Depois de mais um dia sem avanços naquilo que è verdadeiramente importante, com a cabeça completamente oca de pensar estratégias inuteis, tento adormecer com os costados colados à madeira do fundo gasto do velho sofá. A coletanea de poemas do genial panasca do Pessoa prolonga-me a insónia atravéz do mais intrigante e mórbido dos seus fantasmas:
Estou cansado, é claro,
Porque, a certa altura, a gente tem que estar cansado.
De que estou cansado, não sei:
De nada me serviria sabê-lo,
Pois o cansaço fica na mesma.
A ferida dói como dói
E não em função da causa que a produziu.
Sim, estou cansado,
E um pouco sorridente
De o cansaço ser só isto —
Uma vontade de sono no corpo,
Um desejo de não pensar na alma,
E por cima de tudo uma transparência lúcida
Do entendimento retrospectivo...
E a luxúria única de não ter já esperanças?
Sou inteligente; eis tudo.
Tenho visto muito e entendido muito o que tenho visto,
E há um certo prazer até no cansaço que isto nos dá,
Que afinal a cabeça sempre serve para qualquer coisa.

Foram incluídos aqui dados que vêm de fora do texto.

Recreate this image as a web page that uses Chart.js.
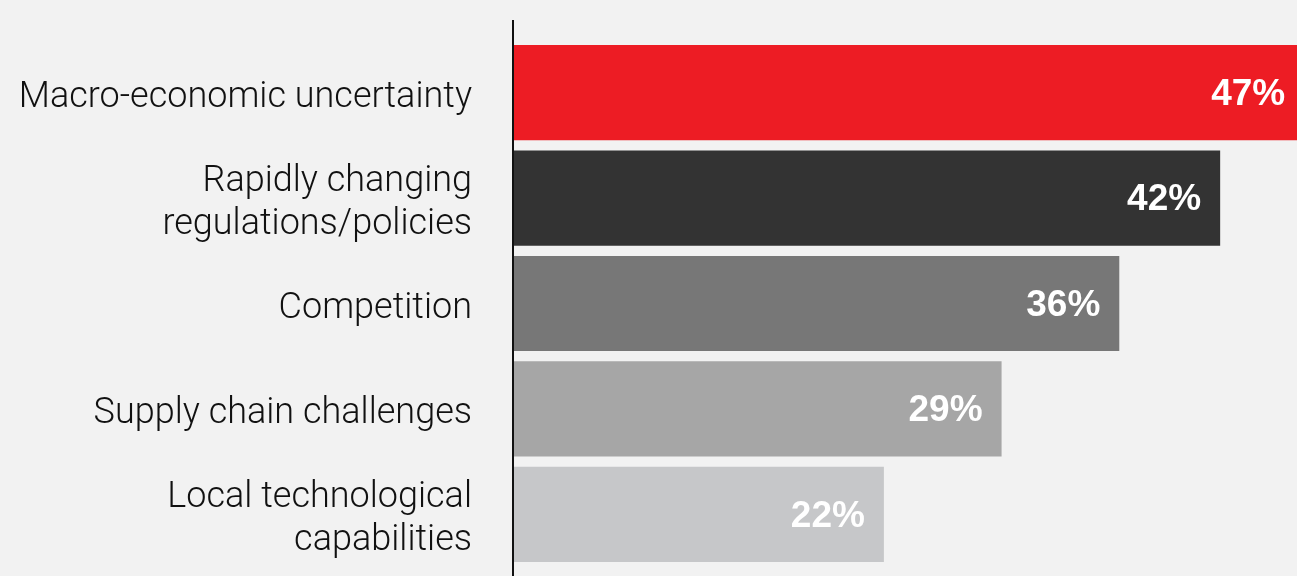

Quero acabar entre rosas, porque as amei na infância.
Os crisântemos de depois, desfolhei-os a frio.
Falem pouco, devagar.
Que eu não oiça, sobretudo com o pensamento.
O que quis?
Tenho as mãos vazias,
Crispadas flebilmente sobre a colcha longínqua.
O que pensei? Tenho a boca seca, abstrata.
O que vivi? Era tão bom dormir!
Alvaro de Campos
Isso mesmo. Vou tentar dormir e não pensar muito nas palavras deste desenraizado. Amanhã fecho-o a ele aos irmãos e ao desnaturado do pai dentro da capa grossa do livro e não vou deixa-los sair de lá nem para respirarem. Prometo-me. Tenho tanto em que pensar e estes gajos a foderem-me a cabeça.